Reproduce the listing below in full and without alteration, apart from its pictures.

## Start Information shown

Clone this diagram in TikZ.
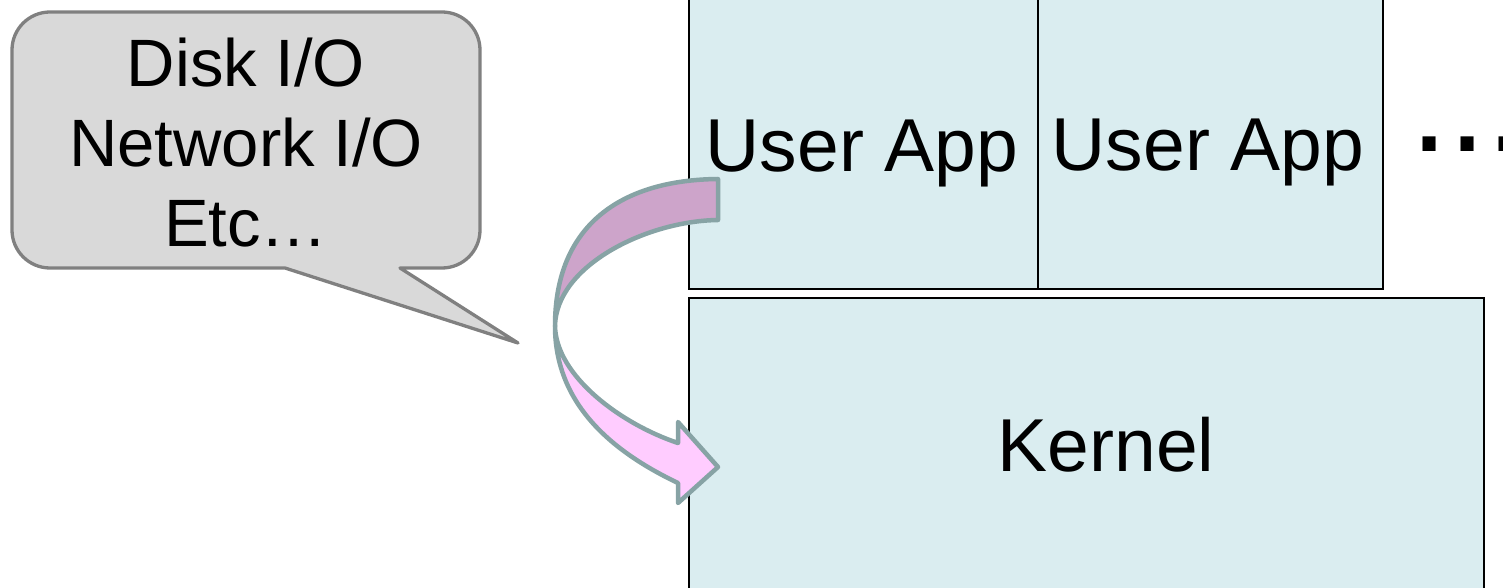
\documentclass[tikz,border=0pt]{standalone}
\usepackage{fontspec}
\setmainfont{Liberation Sans}
\definecolor{boxfill}{HTML}{DAEDF0}
\definecolor{calloutfill}{HTML}{D9D9D9}
\definecolor{calloutline}{HTML}{808080}
\definecolor{arrowline}{HTML}{87A3A5}
\definecolor{backband}{HTML}{CDA4CA}
\definecolor{frontband}{HTML}{FFCCFF}
\begin{document}
\begin{tikzpicture}[x=1pt,y=1pt,
  layerbox/.style={draw=black, fill=boxfill, line width=2pt},
  boxlabel/.style={inner sep=0pt, anchor=base, font=\fontsize{75}{90}\selectfont},
  bubblelabel/.style={inner sep=0pt, anchor=base, font=\fontsize{67}{80}\selectfont},
  bubble/.style={draw=calloutline, fill=calloutfill, line width=3.3pt, line join=round},
  bandstyle/.style={draw=arrowline, line width=4.5pt, line join=round}]
\useasboundingbox (0,0) rectangle (1503,587);

% user space and kernel layers
\path[layerbox] (689,298.5) rectangle (1383,587.5);
\draw[line width=1.3pt] (1038,298.5) -- (1038,587.5);
\path[layerbox] (689,289) rectangle (1484,-5);

\node[boxlabel] (app1) at (862,415) {User App};
\node[boxlabel] (app2) at (1208,416) {User App};
\node[boxlabel] (kernel) at (1106,116) {Kernel};
\node[inner sep=0pt, anchor=base west, font=\fontsize{137}{137}\selectfont] (more) at (1410,435) {...};

% speech bubble
\path[bubble] (400,319) -- (442,319)
  arc[start angle=270, end angle=360, radius=38] -- (480,537)
  arc[start angle=0, end angle=90, radius=38] -- (50,575)
  arc[start angle=90, end angle=180, radius=38] -- (12,357)
  arc[start angle=180, end angle=270, radius=38] -- (285,319)
  -- (518,244) -- cycle;
\node[bubblelabel] (disk) at (246,500) {Disk I/O};
\node[bubblelabel] (net) at (246,420) {Network I/O};
\node[bubblelabel] (etc) at (246,340) {Etc…};

% curved block arrow from user space down into the kernel
\coordinate (bend) at (555,261);
\path[bandstyle, fill=backband] (718,408)
  .. controls (621,407) and (555,362) .. (bend)
  .. controls (556,321) and (646,366) .. (718,367) -- cycle;
\path[bandstyle, fill=frontband] (bend)
  .. controls (555,181) and (615,134) .. (678,104)
  -- (678,84) -- (718,120) -- (678,165) -- (678,144)
  .. controls (621,163) and (556,211) .. (bend) -- cycle;
\end{tikzpicture}
\end{document}
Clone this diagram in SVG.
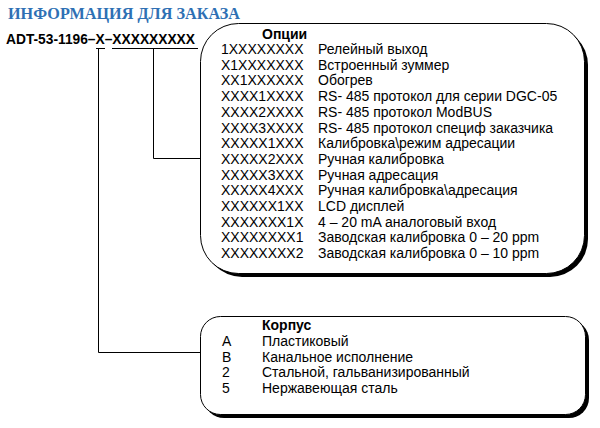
<svg xmlns="http://www.w3.org/2000/svg" width="600" height="428" viewBox="0 0 600 428">
<style>
  .t { font-family: "Liberation Sans", Arial, sans-serif; font-size: 14px; fill: #000; }
  .b { font-weight: bold; }
  .title { font-family: "Liberation Serif", "Times New Roman", serif; font-weight: bold; font-size: 17.5px; fill: #2e70b4; }
  .ln { stroke: #000; stroke-width: 1; fill: none; }
  .box { fill: #fff; stroke: #000; stroke-width: 1; }
  .shadow { fill: #000; }
</style>
<rect width="600" height="428" fill="#fff"/>
<text class="title" x="8" y="19" textLength="232" lengthAdjust="spacingAndGlyphs">ИНФОРМАЦИЯ ДЛЯ ЗАКАЗА</text>
<text class="t b" x="6" y="43.5" textLength="189" lengthAdjust="spacingAndGlyphs">ADT-53-1196–X–XXXXXXXXX</text>
<g id="connectors">
  <line class="ln" x1="96" y1="48.5" x2="105" y2="48.5"/>
  <line class="ln" x1="112" y1="48.5" x2="198" y2="48.5"/>
  <polyline class="ln" points="98.5,48.5 98.5,352.5 200,352.5"/>
  <polyline class="ln" points="153.5,48.5 153.5,158.5 200,158.5"/>
</g>
<g id="options">
  <rect class="shadow" x="204" y="27" width="384" height="250" rx="38" ry="38"/>
  <rect class="box" x="200.5" y="23.5" width="384" height="250" rx="38" ry="38"/>
  <text class="t b" x="262" y="38.5">Опции</text>
  <text class="t" x="221" y="54">1XXXXXXXX</text><text class="t" x="318" y="54">Релейный выход</text>
  <text class="t" x="221" y="69.7">X1XXXXXXX</text><text class="t" x="318" y="69.7">Встроенный зуммер</text>
  <text class="t" x="221" y="85.4">XX1XXXXXX</text><text class="t" x="318" y="85.4">Обогрев</text>
  <text class="t" x="221" y="101.1">XXXX1XXXX</text><text class="t" x="318" y="101.1">RS- 485 протокол для серии DGC-05</text>
  <text class="t" x="221" y="116.8">XXXX2XXXX</text><text class="t" x="318" y="116.8">RS- 485 протокол ModBUS</text>
  <text class="t" x="221" y="132.5">XXXX3XXXX</text><text class="t" x="318" y="132.5">RS- 485 протокол специф заказчика</text>
  <text class="t" x="221" y="148.2">XXXXX1XXX</text><text class="t" x="318" y="148.2">Калибровка\режим адресации</text>
  <text class="t" x="221" y="163.9">XXXXX2XXX</text><text class="t" x="318" y="163.9">Ручная калибровка</text>
  <text class="t" x="221" y="179.6">XXXXX3XXX</text><text class="t" x="318" y="179.6">Ручная адресация</text>
  <text class="t" x="221" y="195.3">XXXXX4XXX</text><text class="t" x="318" y="195.3">Ручная калибровка\адресация</text>
  <text class="t" x="221" y="211">XXXXXX1XX</text><text class="t" x="318" y="211">LCD дисплей</text>
  <text class="t" x="221" y="226.7">XXXXXXX1X</text><text class="t" x="318" y="226.7">4 – 20 mA аналоговый вход</text>
  <text class="t" x="221" y="242.4">XXXXXXXX1</text><text class="t" x="318" y="242.4">Заводская калибровка 0 – 20 ppm</text>
  <text class="t" x="221" y="258.1">XXXXXXXX2</text><text class="t" x="318" y="258.1">Заводская калибровка 0 – 10 ppm</text>
</g>
<g id="housing">
  <rect class="shadow" x="204" y="320" width="385" height="98" rx="20" ry="20"/>
  <rect class="box" x="200.5" y="316.5" width="385" height="98" rx="20" ry="20"/>
  <text class="t b" x="262" y="330">Корпус</text>
  <text class="t" x="222" y="346">A</text><text class="t" x="262" y="346">Пластиковый</text>
  <text class="t" x="222" y="361.7">B</text><text class="t" x="262" y="361.7">Канальное исполнение</text>
  <text class="t" x="222" y="377.4">2</text><text class="t" x="262" y="377.4">Стальной, гальванизированный</text>
  <text class="t" x="222" y="393.1">5</text><text class="t" x="262" y="393.1">Нержавеющая сталь</text>
</g>
</svg>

## End Information shown

Exercise output
Clone this diagram in TikZ.
\documentclass[tikz,border=0pt]{standalone}
\usepackage{fontspec}
\setmainfont{Liberation Sans}
\definecolor{boxfill}{HTML}{DAEDF0}
\definecolor{calloutfill}{HTML}{D9D9D9}
\definecolor{calloutline}{HTML}{808080}
\definecolor{arrowline}{HTML}{87A3A5}
\definecolor{backband}{HTML}{CDA4CA}
\definecolor{frontband}{HTML}{FFCCFF}
\begin{document}
\begin{tikzpicture}[x=1pt,y=1pt,
  layerbox/.style={draw=black, fill=boxfill, line width=2pt},
  boxlabel/.style={inner sep=0pt, anchor=base, font=\fontsize{75}{90}\selectfont},
  bubblelabel/.style={inner sep=0pt, anchor=base, font=\fontsize{67}{80}\selectfont},
  bubble/.style={draw=calloutline, fill=calloutfill, line width=3.3pt, line join=round},
  bandstyle/.style={draw=arrowline, line width=4.5pt, line join=round}]
\useasboundingbox (0,0) rectangle (1503,587);

% user space and kernel layers
\path[layerbox] (689,298.5) rectangle (1383,587.5);
\draw[line width=1.3pt] (1038,298.5) -- (1038,587.5);
\path[layerbox] (689,289) rectangle (1484,-5);

\node[boxlabel] (app1) at (862,415) {User App};
\node[boxlabel] (app2) at (1208,416) {User App};
\node[boxlabel] (kernel) at (1106,116) {Kernel};
\node[inner sep=0pt, anchor=base west, font=\fontsize{137}{137}\selectfont] (more) at (1410,435) {...};

% speech bubble
\path[bubble] (400,319) -- (442,319)
  arc[start angle=270, end angle=360, radius=38] -- (480,537)
  arc[start angle=0, end angle=90, radius=38] -- (50,575)
  arc[start angle=90, end angle=180, radius=38] -- (12,357)
  arc[start angle=180, end angle=270, radius=38] -- (285,319)
  -- (518,244) -- cycle;
\node[bubblelabel] (disk) at (246,500) {Disk I/O};
\node[bubblelabel] (net) at (246,420) {Network I/O};
\node[bubblelabel] (etc) at (246,340) {Etc…};

% curved block arrow from user space down into the kernel
\coordinate (bend) at (555,261);
\path[bandstyle, fill=backband] (718,408)
  .. controls (621,407) and (555,362) .. (bend)
  .. controls (556,321) and (646,366) .. (718,367) -- cycle;
\path[bandstyle, fill=frontband] (bend)
  .. controls (555,181) and (615,134) .. (678,104)
  -- (678,84) -- (718,120) -- (678,165) -- (678,144)
  .. controls (621,163) and (556,211) .. (bend) -- cycle;
\end{tikzpicture}
\end{document}
Clone this diagram in SVG.
<svg xmlns="http://www.w3.org/2000/svg" width="600" height="428" viewBox="0 0 600 428">
<style>
  .t { font-family: "Liberation Sans", Arial, sans-serif; font-size: 14px; fill: #000; }
  .b { font-weight: bold; }
  .title { font-family: "Liberation Serif", "Times New Roman", serif; font-weight: bold; font-size: 17.5px; fill: #2e70b4; }
  .ln { stroke: #000; stroke-width: 1; fill: none; }
  .box { fill: #fff; stroke: #000; stroke-width: 1; }
  .shadow { fill: #000; }
</style>
<rect width="600" height="428" fill="#fff"/>
<text class="title" x="8" y="19" textLength="232" lengthAdjust="spacingAndGlyphs">ИНФОРМАЦИЯ ДЛЯ ЗАКАЗА</text>
<text class="t b" x="6" y="43.5" textLength="189" lengthAdjust="spacingAndGlyphs">ADT-53-1196–X–XXXXXXXXX</text>
<g id="connectors">
  <line class="ln" x1="96" y1="48.5" x2="105" y2="48.5"/>
  <line class="ln" x1="112" y1="48.5" x2="198" y2="48.5"/>
  <polyline class="ln" points="98.5,48.5 98.5,352.5 200,352.5"/>
  <polyline class="ln" points="153.5,48.5 153.5,158.5 200,158.5"/>
</g>
<g id="options">
  <rect class="shadow" x="204" y="27" width="384" height="250" rx="38" ry="38"/>
  <rect class="box" x="200.5" y="23.5" width="384" height="250" rx="38" ry="38"/>
  <text class="t b" x="262" y="38.5">Опции</text>
  <text class="t" x="221" y="54">1XXXXXXXX</text><text class="t" x="318" y="54">Релейный выход</text>
  <text class="t" x="221" y="69.7">X1XXXXXXX</text><text class="t" x="318" y="69.7">Встроенный зуммер</text>
  <text class="t" x="221" y="85.4">XX1XXXXXX</text><text class="t" x="318" y="85.4">Обогрев</text>
  <text class="t" x="221" y="101.1">XXXX1XXXX</text><text class="t" x="318" y="101.1">RS- 485 протокол для серии DGC-05</text>
  <text class="t" x="221" y="116.8">XXXX2XXXX</text><text class="t" x="318" y="116.8">RS- 485 протокол ModBUS</text>
  <text class="t" x="221" y="132.5">XXXX3XXXX</text><text class="t" x="318" y="132.5">RS- 485 протокол специф заказчика</text>
  <text class="t" x="221" y="148.2">XXXXX1XXX</text><text class="t" x="318" y="148.2">Калибровка\режим адресации</text>
  <text class="t" x="221" y="163.9">XXXXX2XXX</text><text class="t" x="318" y="163.9">Ручная калибровка</text>
  <text class="t" x="221" y="179.6">XXXXX3XXX</text><text class="t" x="318" y="179.6">Ручная адресация</text>
  <text class="t" x="221" y="195.3">XXXXX4XXX</text><text class="t" x="318" y="195.3">Ручная калибровка\адресация</text>
  <text class="t" x="221" y="211">XXXXXX1XX</text><text class="t" x="318" y="211">LCD дисплей</text>
  <text class="t" x="221" y="226.7">XXXXXXX1X</text><text class="t" x="318" y="226.7">4 – 20 mA аналоговый вход</text>
  <text class="t" x="221" y="242.4">XXXXXXXX1</text><text class="t" x="318" y="242.4">Заводская калибровка 0 – 20 ppm</text>
  <text class="t" x="221" y="258.1">XXXXXXXX2</text><text class="t" x="318" y="258.1">Заводская калибровка 0 – 10 ppm</text>
</g>
<g id="housing">
  <rect class="shadow" x="204" y="320" width="385" height="98" rx="20" ry="20"/>
  <rect class="box" x="200.5" y="316.5" width="385" height="98" rx="20" ry="20"/>
  <text class="t b" x="262" y="330">Корпус</text>
  <text class="t" x="222" y="346">A</text><text class="t" x="262" y="346">Пластиковый</text>
  <text class="t" x="222" y="361.7">B</text><text class="t" x="262" y="361.7">Канальное исполнение</text>
  <text class="t" x="222" y="377.4">2</text><text class="t" x="262" y="377.4">Стальной, гальванизированный</text>
  <text class="t" x="222" y="393.1">5</text><text class="t" x="262" y="393.1">Нержавеющая сталь</text>
</g>
</svg>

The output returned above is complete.